Harry Potter
I am a little over halfway through my annual read through of the Harry Potter series. This is one of my favorite traditions that I've started for myself. This is my third year of doing it. I'm now trying to pace myself a bit so that I finish up the series right around the time the Half-Blood Prince comes out in July. But I'm on the fourth book and things tend to go pretty fast from here because the books are so good, I can't stop reading.
I absolutely cannot wait to share these books with Garrett and Harper. I got all excited, because my friend Kathy blogged that they started reading them with her daughter after Christmas. The exciting thing for me is that her daughter is in the first grade and that's not too far away for Garrett. Now, we will, of course, have to evaluate whether Garrett is ready for them, but I cannot wait. Even now as I'm reading, I'm picturing myself curled up with Garrett reading aloud. I remember my mom reading "To Kill A Mockingbird" out loud to me as a child and it remains my hands down favorite book of all time (hello, my dog is Scout and my daughter is Harper!).
My niece turned 6 a couple of weeks ago and we gave her "Ramona Quimby, age 8". I was so excited about giving her this book. Beverly Cleary basically defined my elementary school years and the Ramona series was my absolute favorite. I can only hope that Graysan will begin her love affair with reading with this book.

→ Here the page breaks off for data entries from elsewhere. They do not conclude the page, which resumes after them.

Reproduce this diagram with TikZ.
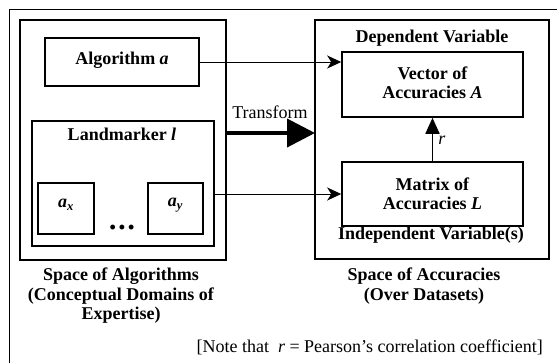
\documentclass[tikz,border=0pt]{standalone}
\usepackage{fontspec}
\setmainfont{Liberation Serif}
\usetikzlibrary{arrows.meta}
\begin{document}
\begin{tikzpicture}[x=1pt,y=-1pt,
  txt/.style={font=\fontsize{18}{19.5}\selectfont, inner sep=0pt, align=center},
  box/.style={draw, line width=1.6pt, inner sep=0pt},
  conn/.style={line width=1pt, -{Stealth[length=14pt,width=13pt,inset=4pt]}},
  rarrow/.style={line width=1.8pt, -{Triangle[length=16pt,width=14pt]}},
  bigarrow/.style={line width=4pt, -{Triangle[length=28pt,width=28pt]}, shorten >=-1pt}
]
\useasboundingbox (0,0) rectangle (557,362);
% outer frame (right and bottom edges fall outside the picture)
\draw[line width=0.9pt] (9,370) -- (9,9) -- (565,9);

% main boxes
\node[box, line width=2pt, minimum width=206pt, minimum height=240pt] (left) at (123,140) {};
\node[box, line width=2pt, minimum width=234pt, minimum height=239pt] (right) at (432,139.5) {};

% left contents
\node[box, minimum width=154pt, minimum height=48pt] (alg) at (122,62) {};
\node[txt] (algt) at (122,60) {\textbf{Algorithm \textit{a}}};
\node[box, minimum width=182pt, minimum height=125pt] (lm) at (123,183.5) {};
\node[txt] (lmt) at (122,134) {\textbf{Landmarker \textit{l}}};
\node[box, minimum width=56pt, minimum height=51pt] (ax) at (66,208.5) {};
\node[txt] (axt) at (66,205) {\textbf{\textit{a}\textsubscript{\textit{x}}}};
\node[box, minimum width=55pt, minimum height=51pt] (ay) at (175.5,208.5) {};
\node[txt] (ayt) at (175.5,205) {\textbf{\textit{a}\textsubscript{\textit{y}}}};
\node[txt] (dots) at (122,229) {\textbf{\textbullet\,\textbullet\,\textbullet}};

% right contents
\node[txt] (dep) at (432,38) {\textbf{Dependent Variable}};
\node[box, minimum width=181pt, minimum height=65pt] (vec) at (432.5,84.5) {};
\node[txt] (vect) at (432.5,83) {\textbf{Vector of}\\\textbf{Accuracies \textit{A}}};
\node[box, minimum width=181pt, minimum height=64pt] (mat) at (432.5,194) {};
\node[txt] (matt) at (432.5,194) {\textbf{Matrix of}\\\textbf{Accuracies \textit{L}}};
\node[txt] (indep) at (431,235) {\textbf{Independent Variable(s)}};
\node[txt] (rl) at (442,140) {\textit{r}};

% labels
\node[txt] (lefts) at (121,296) {\textbf{Space of Algorithms}\\\textbf{(Conceptual Domains of}\\\textbf{Expertise)}};
\node[txt] (rights) at (424,286) {\textbf{Space of Accuracies}\\\textbf{(Over Datasets)}};
\node[txt] (trans) at (270,112) {Transform};
\node[txt, anchor=east] (note) at (543,347) {[Note that~ \textit{r} = Pearson’s correlation coefficient]};

% connectors
\coordinate (tfrom) at (left.east |- 0,133);
\coordinate (tto) at (right.west |- 0,133);
\draw[bigarrow] (tfrom) -- (tto);
\draw[conn] (alg.east) -- (alg.east -| vec.west);
\draw[conn] (mat.west -| lm.east) -- (mat.west);
\draw[rarrow] (mat.north) -- (vec.south);
\end{tikzpicture}
\end{document}
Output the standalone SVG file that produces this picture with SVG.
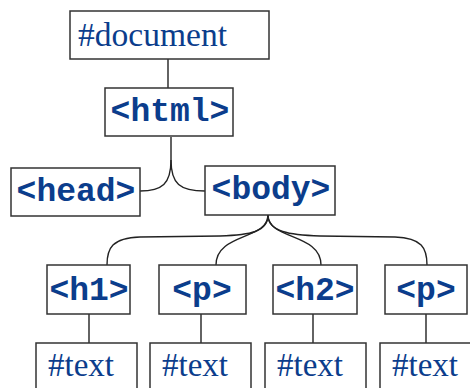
<svg xmlns="http://www.w3.org/2000/svg" width="470" height="388" viewBox="0 0 470 388">
<style>
.box{fill:#fff;stroke:#333;stroke-width:1.5}
.tag{font-family:"Liberation Mono",monospace;font-weight:bold;font-size:33px;fill:#0b3d8c;text-anchor:middle}
.txt{font-family:"Liberation Serif",serif;font-size:33px;fill:#0b3d8c}
.edge{fill:none;stroke:#222;stroke-width:1.4}
</style>
<rect width="470" height="388" fill="#fff"/>
<g id="connectors">
<path class="edge" d="M168,59 L168,88"/>
<path class="edge" d="M171,137 L171,160 C171,184 162,191 140,191"/>
<path class="edge" d="M171,160 C171,184 180,191 205,191"/>
<path class="edge" d="M268,215 C268,232 250,235 220,236 L140,237 C112,238 107,248 107,265"/>
<path class="edge" d="M268,215 C268,240 216,233 216,265"/>
<path class="edge" d="M268,215 C268,240 321,233 321,265"/>
<path class="edge" d="M268,215 C268,232 290,235 320,236 L395,237 C422,238 427,248 427,265"/>
<path class="edge" d="M89,314 L89,343"/>
<path class="edge" d="M201,314 L201,343"/>
<path class="edge" d="M313,314 L313,343"/>
<path class="edge" d="M426,314 L426,343"/>
</g>
<g id="document"><rect class="box" x="70" y="11" width="199" height="48"/><text class="txt" x="78" y="46" textLength="149" lengthAdjust="spacingAndGlyphs">#document</text></g>
<g id="html"><rect class="box" x="105" y="88" width="128" height="48"/><text class="tag" x="170" y="121">&lt;html&gt;</text></g>
<g id="head"><rect class="box" x="11" y="168" width="129" height="48"/><text class="tag" x="76" y="201">&lt;head&gt;</text></g>
<g id="body"><rect class="box" x="205" y="166" width="130" height="49"/><text class="tag" x="271" y="199">&lt;body&gt;</text></g>
<g id="h1"><rect class="box" x="47" y="265" width="83" height="49"/><text class="tag" x="89" y="300">&lt;h1&gt;</text></g>
<g id="p1"><rect class="box" x="159" y="265" width="87" height="49"/><text class="tag" x="202" y="300">&lt;p&gt;</text></g>
<g id="h2"><rect class="box" x="273" y="265" width="84" height="49"/><text class="tag" x="315" y="300">&lt;h2&gt;</text></g>
<g id="p2"><rect class="box" x="385" y="265" width="82" height="49"/><text class="tag" x="426" y="300">&lt;p&gt;</text></g>
<g id="text1"><rect class="box" x="36" y="343" width="101" height="60"/><text class="txt" x="48" y="376">#text</text></g>
<g id="text2"><rect class="box" x="150" y="343" width="101" height="60"/><text class="txt" x="162" y="376">#text</text></g>
<g id="text3"><rect class="box" x="265" y="343" width="101" height="60"/><text class="txt" x="277" y="376">#text</text></g>
<g id="text4"><rect class="box" x="380" y="343" width="101" height="60"/><text class="txt" x="392" y="376">#text</text></g>
</svg>
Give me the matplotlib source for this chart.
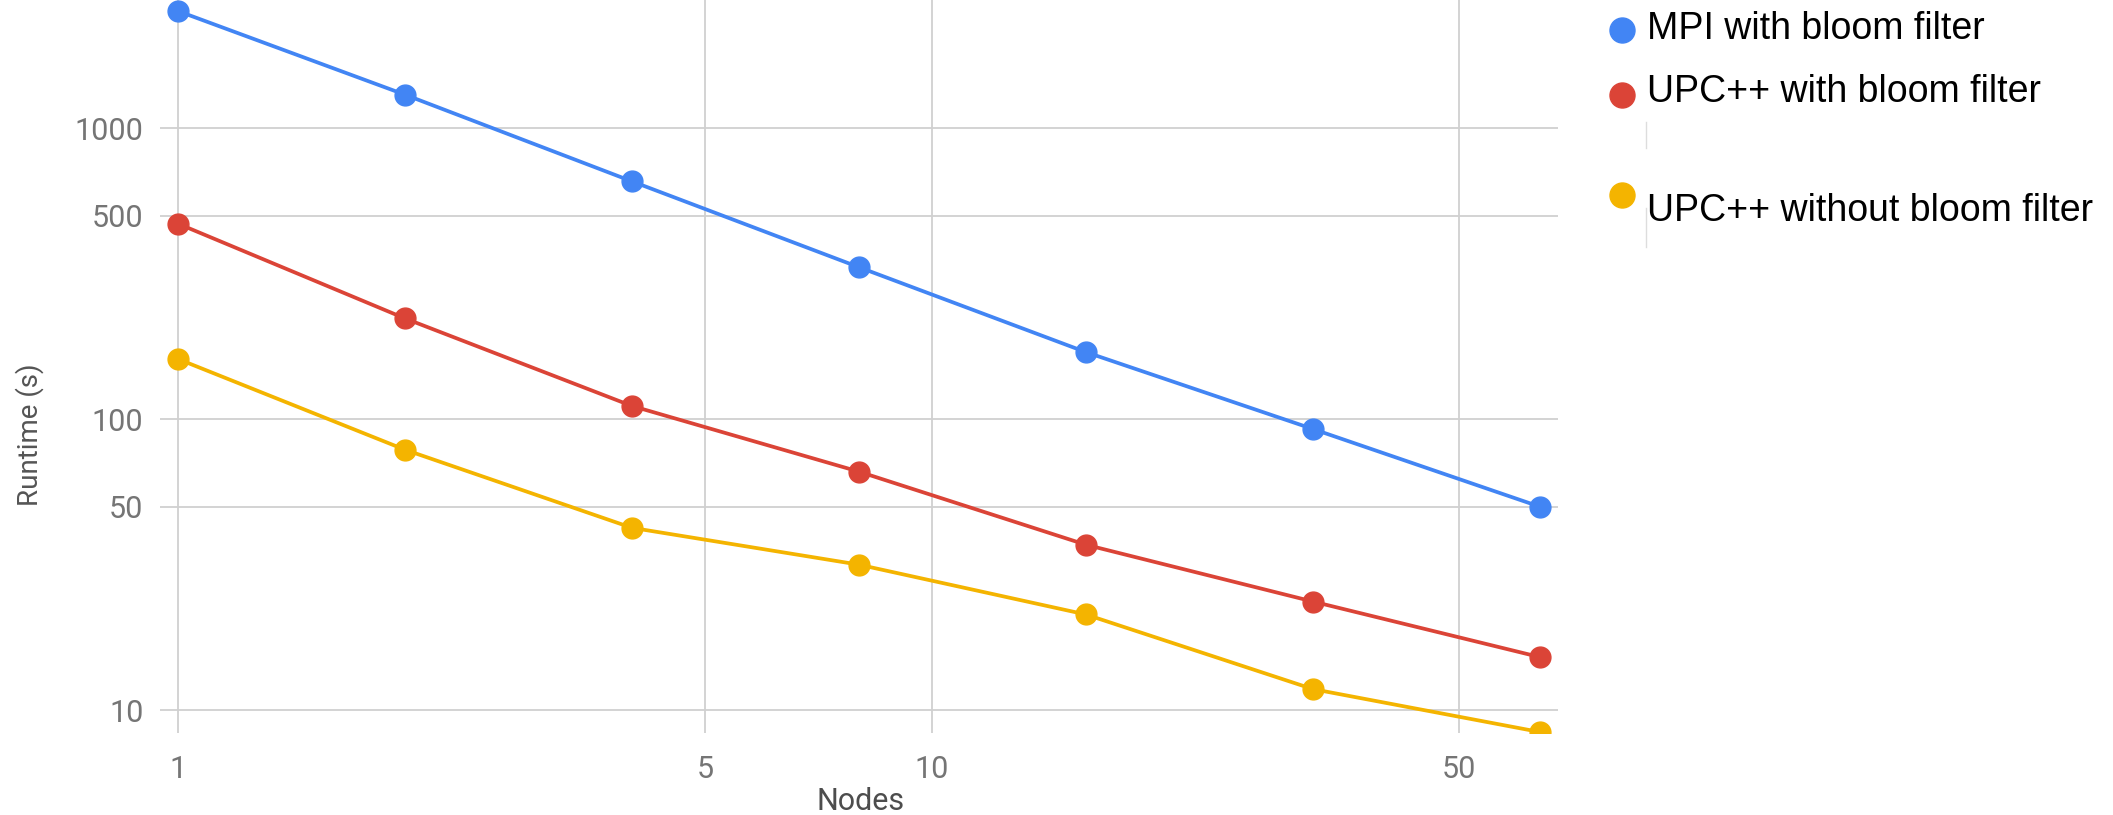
import matplotlib
matplotlib.use("Agg")
import matplotlib.pyplot as plt
from matplotlib.lines import Line2D

# ---- data ----
nodes = [1, 2, 4, 8, 16, 32, 64]
mpi_bloom = [2530, 1305, 657, 333, 170, 92.5, 50]
upc_bloom = [470, 222, 111, 66, 37, 23.6, 15.2]
upc_nobloom = [161, 78.5, 42.3, 31.6, 21.3, 11.8, 8.4]
series_names = ["MPI with bloom filter", "UPC++ with bloom filter", "UPC++ without bloom filter"]
series_colors = ["#4285F4", "#DB4437", "#F4B400"]
y_ticks = [10, 50, 100, 500, 1000]
x_ticks = [1, 5, 10, 50]
x_label = "Nodes"
y_label = "Runtime (s)"

W, H = 2113, 815
fig = plt.figure(figsize=(W / 100, H / 100), dpi=100)
fig.patch.set_facecolor("white")

# axes area in pixels
left, right, bottom, top = 160, 1558, 733, 0
ax = fig.add_axes([left / W, 1 - bottom / H, (right - left) / W, (bottom - top) / H])
ax.set_xscale("log")
ax.set_yscale("log")
xdec = 754.0
x0px = 178.0
ax.set_xlim(10 ** ((left - x0px) / xdec), 10 ** ((right - x0px) / xdec))
ydec = (710 - 128.3) / 2
ax.set_ylim(10 ** (1 - (bottom - 710) / ydec), 10 ** (3 + (128.3 - top) / ydec))

for sp in ax.spines.values():
    sp.set_visible(False)

grid_c = "#d0d0d0"
for t in y_ticks:
    ax.axhline(t, color=grid_c, lw=1.3, zorder=1)
for t in x_ticks:
    ax.axvline(t, color=grid_c, lw=1.3, zorder=1)

for vals, c in zip([mpi_bloom, upc_bloom, upc_nobloom], series_colors):
    ax.plot(nodes, vals, color=c, lw=2.7, marker="o", ms=15, mec=c, mfc=c, zorder=3)

ax.set_yticks(y_ticks)
ax.set_yticklabels([str(t) for t in y_ticks])
ax.set_xticks(x_ticks)
ax.set_xticklabels([str(t) for t in x_ticks])
ax.minorticks_off()
ax.tick_params(axis="both", length=0, labelsize=22, labelcolor="#757575")
ax.tick_params(axis="y", pad=12)
ax.tick_params(axis="x", pad=16)
for lab in ax.get_xticklabels() + ax.get_yticklabels():
    lab.set_fontfamily("Roboto")

fig.text(861 / W, 1 - 801 / H, x_label, ha="center", va="center",
         fontsize=22, color="#4d4d4d", family="Roboto")
fig.text(30 / W, 1 - 435 / H, y_label, ha="center", va="center", rotation=90,
         fontsize=20, color="#555555", family="Roboto")

# legend (drawn in figure pixel coordinates)
leg_circle_x = 1622
leg_text_x = 1647
leg_circle_y = [30, 95, 195]
leg_text_y = [29, 92, 211]
for name, c, cy, ty in zip(series_names, series_colors, leg_circle_y, leg_text_y):
    fig.add_artist(Line2D([leg_circle_x / W], [1 - cy / H], marker="o", ms=18,
                          color=c, mec=c, lw=0, transform=fig.transFigure))
    fig.text(leg_text_x / W, 1 - ty / H, name, ha="left", va="center",
             fontsize=27, color="black", family="Liberation Sans")

# faint artifacts beside legend
for y1, y2 in [(122, 148), (208, 247)]:
    fig.add_artist(Line2D([1646 / W, 1646 / W], [1 - y1 / H, 1 - y2 / H],
                          color="#dddddd", lw=1, transform=fig.transFigure))

fig.savefig("out.png", dpi=100, facecolor="white")
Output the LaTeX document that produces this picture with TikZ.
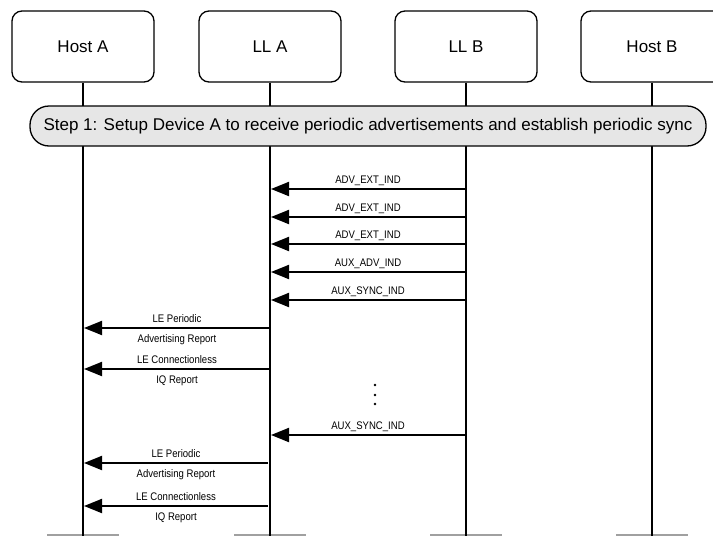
\documentclass[tikz,border=0pt]{standalone}
\usepackage{fontspec}
\setmainfont{Liberation Sans}
\newfontfamily\narrowfont[FakeStretch=0.87]{Liberation Sans}
\usetikzlibrary{arrows.meta}
\definecolor{stepfill}{RGB}{230,230,230}
\definecolor{capgray}{RGB}{160,160,160}

\begin{document}
\begin{tikzpicture}[x=1pt,y=-1pt,
  actor/.style={draw, line width=1.3pt, rounded corners=10pt,
    minimum width=142pt, minimum height=71pt,
    font=\fontsize{17}{20}\selectfont},
  lifeline/.style={line width=2pt},
  endcap/.style={draw=capgray, line width=1.5pt},
  stepband/.style={draw, line width=1.3pt, fill=stepfill, rounded corners=19pt,
    minimum width=676pt, minimum height=40pt,
    font=\fontsize{17}{20}\selectfont},
  msg/.style={line width=2pt, -{Triangle[length=18pt,width=14pt]}},
  lbl/.style={font=\narrowfont\fontsize{11}{13}\selectfont, inner sep=0pt, anchor=base},
  lblup/.style={lbl, midway, yshift=6pt},
  lbldown/.style={lbl, midway, yshift=-14pt}]
\clip (0,0) rectangle (713,536);

% participants
\node[actor] (hostA) at (83,46.5) {Host A};
\node[actor] (llA)   at (270,46.5) {LL A};
\node[actor] (llB)   at (466,46.5) {LL B};
\node[actor] (hostB) at (652,46.5) {Host B};

% lower ends of the lifelines
\coordinate (endHA) at (83,536);
\coordinate (endLA) at (270,536);
\coordinate (endLB) at (466,536);
\coordinate (endHB) at (652,536);

% bottom caps
\draw[endcap] ([xshift=-36pt,yshift=1pt]endHA) -- ([xshift=36pt,yshift=1pt]endHA);
\draw[endcap] ([xshift=-36pt,yshift=1pt]endLA) -- ([xshift=36pt,yshift=1pt]endLA);
\draw[endcap] ([xshift=-36pt,yshift=1pt]endLB) -- ([xshift=36pt,yshift=1pt]endLB);
\draw[endcap] ([xshift=-36pt,yshift=1pt]endHB) -- ([xshift=36pt,yshift=1pt]endHB);

% lifelines
\draw[lifeline] (hostA.south) -- (endHA);
\draw[lifeline] (llA.south) -- (endLA);
\draw[lifeline] (llB.south) -- (endLB);
\draw[lifeline] (hostB.south) -- (endHB);

% step banner
\node[stepband] (step) at (368,126)
  {Step 1: Setup Device A to receive periodic advertisements and establish periodic sync};

% message points on the lifelines
\foreach \n/\y in {1/189,2/217,3/244,4/272,5/300,6/435}{
  \coordinate (b\n) at (465,\y);
  \coordinate (a\n) at (271,\y);
}
\foreach \n/\y in {1/328,2/369}{
  \coordinate (la\n) at (270,\y);
  \coordinate (ha\n) at (84,\y);
}
\foreach \n/\y in {3/463,4/506}{
  \coordinate (la\n) at (268,\y);
  \coordinate (ha\n) at (84,\y);
}

% LL B -> LL A
\draw[msg] (b1) -- (a1) node[lblup] {ADV\_EXT\_IND};
\draw[msg] (b2) -- (a2) node[lblup] {ADV\_EXT\_IND};
\draw[msg] (b3) -- (a3) node[lblup] {ADV\_EXT\_IND};
\draw[msg] (b4) -- (a4) node[lblup] {AUX\_ADV\_IND};
\draw[msg] (b5) -- (a5) node[lblup] {AUX\_SYNC\_IND};

% LL A -> Host A
\draw[msg] (la1) -- (ha1) node[lblup] {LE Periodic} node[lbldown] {Advertising Report};
\draw[msg] (la2) -- (ha2) node[lblup] {LE Connectionless} node[lbldown] {IQ Report};

% continuation dots
\foreach \y in {385,395,404} \fill (375,\y) circle (1.3pt);

\draw[msg] (b6) -- (a6) node[lblup] {AUX\_SYNC\_IND};
\draw[msg] (la3) -- (ha3) node[lblup] {LE Periodic} node[lbldown] {Advertising Report};
\draw[msg] (la4) -- (ha4) node[lblup] {LE Connectionless} node[lbldown] {IQ Report};
\end{tikzpicture}
\end{document}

I have not had a good month or so with my kids. I am tired, I have very little patience, and I am really tired of taking care of them. But reading HP and buying Ramona for Graysan has reminded me of what's ahead for me. I still maintain that being a parent is great because you get a massive do-over with the benefit of your age and not having to do it again, but just watch it. I will get to read Ramona again for the first time when I read it with Harper. I will get to do my fake British accent when I read HP to Garrett-and that will forever be the voice he hears when he reads it on his own.
I am really trying not to wish away this phase of my kids lives. But, it's hard when what is coming seems so much more fun than what I'm doing right now. But I guarantee my week will be way more fun than my friend who brought her second son home from the hospital today! It's all about perspective, I guess.